Comment. Together with the final DOL rule for state-run retirement programs, the DOL issued a notice of proposed rulemaking seeking input on extending the safe harbor to some cities and counties. Employers have voiced concerns about the dizzying array of possible state and local mandates that may ensue from this expansion.
Like the final DOL rule, the Heinrich bill would treat such savings programs as non-ERISA governed if certain requirements are met, including:
- An employer’s participation is mandatory
- The program is established, implemented and administered by a state pursuant to state law
- The state is responsible for investing the assets or selecting the available investment funds
Importantly, the bill provides that, for any such savings program, the employer’s role would be limited to:
- Collecting, remitting and maintaining records of employee contributions through payroll deductions
- Providing notice and information to the employees of the program, as well as information to the state as necessary to operate the program
- In terms of financial burden, the bill (unlike the DOL guidance) would permit (but not require) employers to contribute to an employee’s account under the program. In addition, an employer would be entitled to reimbursement of their actual costs of participating in the program.

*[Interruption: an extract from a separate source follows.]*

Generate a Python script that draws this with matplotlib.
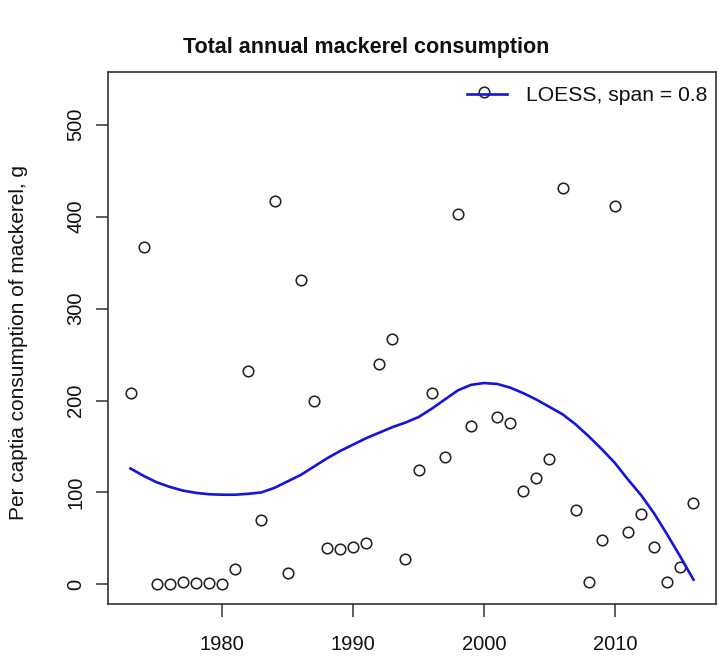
import matplotlib
matplotlib.use("Agg")
import matplotlib.pyplot as plt

plt.rcParams['font.family'] = ['Liberation Sans', 'DejaVu Sans']

years = list(range(1973, 2017))
consumption = [208, 367, 0, 0, 3, 1.5, 1, 0, 17, 232, 70, 417, 12, 331, 199,
               40, 38, 40.5, 45, 240, 267, 27.5, 124, 208, 139, 403, 172, 536,
               182.5, 176, 101.6, 116, 136, 431, 80.6, 2, 47.7, 412, 57, 77,
               41, 2, 18.5, 89]

loess_years = list(range(1973, 2017))
loess_values = [126, 118, 111, 106, 102, 99.5, 98, 97.5, 97.5, 98.5, 100, 105,
                112, 119, 128, 137, 145, 152, 159, 165, 171, 176, 182, 191,
                201, 211, 217, 219, 218, 214, 208, 201, 193, 185, 174, 161,
                147, 132, 114, 97, 77, 54, 30, 5]

xticks = [1980, 1990, 2000, 2010]
yticks = [0, 100, 200, 300, 400, 500]

W, H = 719, 660
fig = plt.figure(figsize=(W / 100, H / 100), dpi=100)
ax = fig.add_axes([108 / W, 56 / H, (716 - 108) / W, (604 - 72) / H])

ax.plot(years, consumption, linestyle='none', marker='o', markersize=7.6,
        markerfacecolor='none', markeredgecolor='#222222', markeredgewidth=1.15)
ax.plot(loess_years, loess_values, color='#1414dc', linewidth=1.9,
        label='LOESS, span = 0.8')

ax.set_xlim(1971.28, 2017.72)
ax.set_ylim(-21.4, 557.4)
ax.set_xticks(xticks)
ax.set_yticks(yticks)
ax.set_xticklabels([str(t) for t in xticks])
ax.set_yticklabels([str(t) for t in yticks], rotation=90, va='center')

for s in ax.spines.values():
    s.set_color('#333333')
    s.set_linewidth(1.2)
ax.tick_params(axis='both', direction='out', length=9, width=1.1,
               colors='#333333', labelcolor='#111111')
ax.tick_params(axis='x', labelsize=14.5, pad=13)
ax.tick_params(axis='y', labelsize=14.5, pad=7.5)

fig.text(19 / W, 1 - 342 / H, 'Per captia consumption of mackerel, g',
         rotation=90, ha='center', va='center', fontsize=15, color='#111111')
fig.text(366 / W, 1 - 47 / H, 'Total annual mackerel consumption',
         ha='center', va='center', fontsize=15.5, fontweight='bold', color='#111111')

leg = ax.legend(loc='upper right', frameon=False, fontsize=15.2,
                handlelength=1.9, handletextpad=0.9, borderaxespad=0,
                bbox_to_anchor=(1.0, 1 - 6 / 532))
for t in leg.get_texts():
    t.set_color('#111111')

fig.savefig('out.png', dpi=100)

Comment. If the Heinrich bill is enacted, it would likely erase any challenges to the DOL’s view that state programs established in accordance with its final safe harbor rule are not subject to ERISA. See our February 1 Legislate and our August 29 For Your Information for background on additional efforts to create access to workplace savings plans and the DOL’s guidance for state-run retirement programs.
House GOP: A Better Way
Earlier this year, House Republican leaders issued a report, dubbed “A Better Way.” A blueprint for future legislation and public policy initiatives, it reflects their support for open MEPs and greater reliance on electronic communication. Please see our June 20 and June 13 issues of Legislate for additional background on the retirement policies identified in the report.
Looking Ahead
With both chambers on recess and less than one month until the presidential and congressional elections, members of the Senate and House will remain focused on their respective campaigns. Upon their return in mid-November for the lame-duck session, they will refocus on government funding to avert a shutdown. Specifically, they will scramble (or perhaps fly at supersonic speed) to pass legislation to provide continued funding for after December 9. Whether either of the above retirement proposals is swept into the government funding bills remains to be seen.